Our canvas, a barn board wall, set the stage for us to begin bringing life into the store. Using an old cart, some shelves and pipe flange we sought to transform the space with quince branches, forsythia, pedestals of staghorns and of course, floral bouquets! Our signature wrap of burlap snugly holds these fieldy bundles together.
Quince branches decorate the space, welcoming the buds that are about to appear up here in New England.
And our favorite card from Rifle Paper Co. fits the space perfectly. (Not to mention, it’s the name of our favorite cocktail!)
(image above of Borage from: Burpee)
To welcome the bees into your garden, plant flowers and herbs like columbine, echinacea, sedum, roses, and borage. Planting a larger variety of florals will amass more bees and wildlife. Not only do bees love Borage, a flowering herb, human do too– as they are edible! They can be used in salads, lemonade and even candied for a sweet treat.
(image of Echinacea from: White Flower Farm)
Echinacea (or Coneflower) is also a great bee attractor, and there’s dozens of varieties and hybrids. They’re a rugged flora that survive in both full sun or partial shade. They bloom from June to September and work great as fresh cut blooms or dried flowers.
(image of Columbine from: Plant and Flower Guide.com)
Columbine is native to woodland and mountainous areas so they do great in partial sun and shade.

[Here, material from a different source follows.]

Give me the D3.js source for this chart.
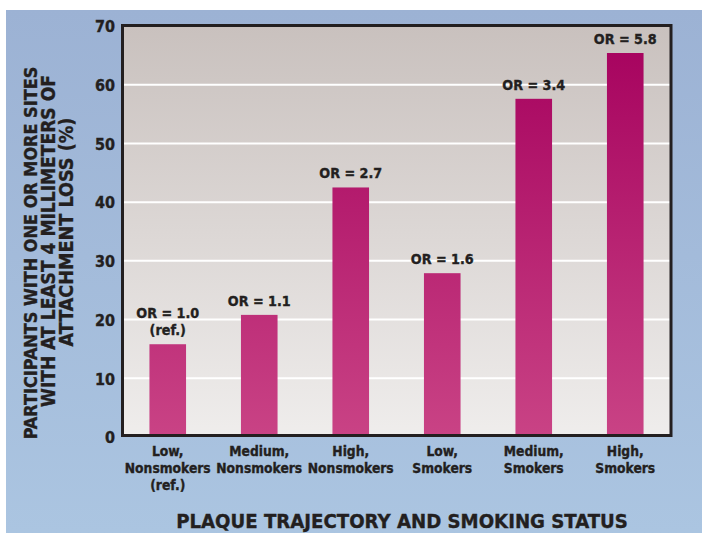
<!DOCTYPE html>
<html><head><meta charset="utf-8">
<script src="https://cdn.jsdelivr.net/npm/d3@7"></script>
<style>
html,body{margin:0;padding:0;background:#fff;}
svg text{font-family:"DejaVu Sans Condensed","DejaVu Sans","Liberation Sans",sans-serif;font-weight:bold;fill:#231f20;stroke:#231f20;stroke-width:0.35px;}
</style></head>
<body>
<svg id="chart" width="702" height="533"></svg>
<script>
const categories = [["Low,","Nonsmokers","(ref.)"],["Medium,","Nonsmokers"],["High,","Nonsmokers"],["Low,","Smokers"],["Medium,","Smokers"],["High,","Smokers"]];
const values = [15.8, 20.8, 42.5, 27.9, 57.6, 65.4];
const orLabels = [["OR = 1.0","(ref.)"],["OR = 1.1"],["OR = 2.7"],["OR = 1.6"],["OR = 3.4"],["OR = 5.8"]];
const yTicks = [0,10,20,30,40,50,60,70];
const yTitle = ["PARTICIPANTS WITH ONE OR MORE SITES","WITH AT LEAST 4 MILLIMETERS OF","ATTACHMENT LOSS (%)"];
const xTitle = "PLAQUE TRAJECTORY AND SMOKING STATUS";

const svg = d3.select("#chart");
const defs = svg.append("defs");
function lg(id, stops){
  const g = defs.append("linearGradient").attr("id",id).attr("x1",0).attr("y1",0).attr("x2",0).attr("y2",1);
  stops.forEach(s=>g.append("stop").attr("offset",s[0]).attr("stop-color",s[1]));
}
lg("bgG",[[0,"#9cb2d4"],[1,"#abc5e1"]]);
lg("plotG",[[0,"#c9c1be"],[1,"#efedec"]]);
defs.append("linearGradient").attr("id","barG").attr("gradientUnits","userSpaceOnUse")
  .attr("x1",0).attr("y1",26).attr("x2",0).attr("y2",437)
  .call(g=>{g.append("stop").attr("offset",0).attr("stop-color","#a5005d");
            g.append("stop").attr("offset",1).attr("stop-color","#c94385");});

function sizeFor(sample, targetW){
  const t = svg.append("text").attr("font-size",20).text(sample);
  const w = t.node().getComputedTextLength();
  t.remove();
  return 20*targetW/w;
}
const fsTick = sizeFor("Nonsmokers", 86);
const fsOR = sizeFor("OR = 1.0", 63);
const fsY = sizeFor("70", 20);

svg.append("rect").attr("x",6).attr("y",10).attr("width",696).attr("height",523).attr("fill","url(#bgG)");

const x = d3.scaleBand().domain(d3.range(categories.length)).range([122,671]).paddingInner(0.6).paddingOuter(0.3);
const y = d3.scaleLinear().domain([0,70]).range([437,26]);

svg.append("rect").attr("x",122).attr("y",y(70)).attr("width",549).attr("height",y(0)-y(70)).attr("fill","url(#plotG)");

svg.append("g").selectAll("line").data(yTicks.filter(t=>t>0&&t<70)).join("line")
  .attr("x1",122).attr("x2",671).attr("y1",d=>y(d)).attr("y2",d=>y(d))
  .attr("stroke","#fff").attr("stroke-width",2);

svg.append("g").selectAll("rect").data(values).join("rect")
  .attr("x",(d,i)=>x(i)).attr("width",x.bandwidth())
  .attr("y",d=>y(d)).attr("height",d=>y(0)-y(d))
  .attr("fill","url(#barG)");

values.forEach((v,i)=>{
  const lines = orLabels[i];
  lines.forEach((l,j)=>{
    svg.append("text").attr("text-anchor","middle").attr("font-size",fsOR)
     .attr("x",x(i)+x.bandwidth()/2)
     .attr("y",y(v)-9-(lines.length-1-j)*17).text(l);
  });
});

svg.append("rect").attr("x",122.5).attr("y",y(70)-0.5).attr("width",671-122.5).attr("height",435.5-(y(70)-0.5))
  .attr("fill","none").attr("stroke","#231f20").attr("stroke-width",3);

const yAxis = d3.axisLeft(y).tickValues(yTicks).tickSize(0).tickPadding(0).tickFormat(d3.format("d"));
const yg = svg.append("g").attr("transform","translate(115,0)").call(yAxis);
yg.select(".domain").remove();
yg.attr("font-family",null).attr("font-size",null);
yg.selectAll("text").attr("font-size",fsY).attr("dy","0.36em").attr("fill",null);

const xAxis = d3.axisBottom(x).tickSize(0).tickFormat("");
const xg = svg.append("g").attr("transform","translate(0,437)").call(xAxis);
xg.select(".domain").remove();
xg.attr("font-family",null).attr("font-size",null);
xg.selectAll(".tick").each(function(i){
  const g = d3.select(this);
  categories[i].forEach((l,j)=>g.append("text").attr("text-anchor","middle").attr("font-size",fsTick)
     .attr("x",0).attr("y",19+j*17).text(l));
});

function fitText(sel, w){
  const len = sel.node().getComputedTextLength();
  const fs = parseFloat(sel.attr("font-size"));
  sel.attr("font-size", fs*w/len);
}
const xt = svg.append("text").attr("x",402).attr("y",528).attr("text-anchor","middle").attr("font-size",17).text(xTitle);
fitText(xt,452);

const yPos = [[37,253,373],[55,241,332],[73,232,229]];
yTitle.forEach((l,i)=>{
  const t = svg.append("text").attr("transform",`translate(${yPos[i][0]},${yPos[i][1]}) rotate(-90)`)
    .attr("text-anchor","middle").attr("font-size",16).text(l);
  fitText(t,yPos[i][2]);
});
</script>
</body></html>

These late spring/ early summer bloomers might not only attract the bees but also hummingbirds!
For more info on flowers that you can plant to beckon the bees, check out: Garden Web’s helpful forum.
Sarah

The space looks beautiful! My husband is recently really (really) interested in bee keeping, but I don’t know if it’s a great idea in our city sized backyard. Maybe we can compromise and just entertain a few with some flowers they can’t resist. Thanks for the inspiration!

Beccy

What a gorgeous shop. I have a small garden and try to plant bee friendly flowers as well as flowers that have a beautiful sent. I love the Qunice blossom. Very inspiring, can’t wait to get in the garden now!

Mr. Glitter

A lovely, and timely, post. What a gorgeous shop.

Something like this would really thrive here in Ann Arbor.

Instead of hoping someone else will do it, maybe I should just open a little shop myself.

Erin

Lovely Lovely! I agree Mr. Glitter, Ann Arbor would be a great place for something like this. Or my town of Chelsea! It would be a great addition to the Potting Shed and Garden Mill :)

Jess

I clicked the Bee’s Knees link fully expecting it to be located in Brooklyn, NYC — I’m so excited that this is in Boston! Can’t wait to check it out in person. Looks beautiful!

Tia S.

I’m doing flowers for a wedding in May, and the bride wants wildflowers; these are so inspirational! Love it all.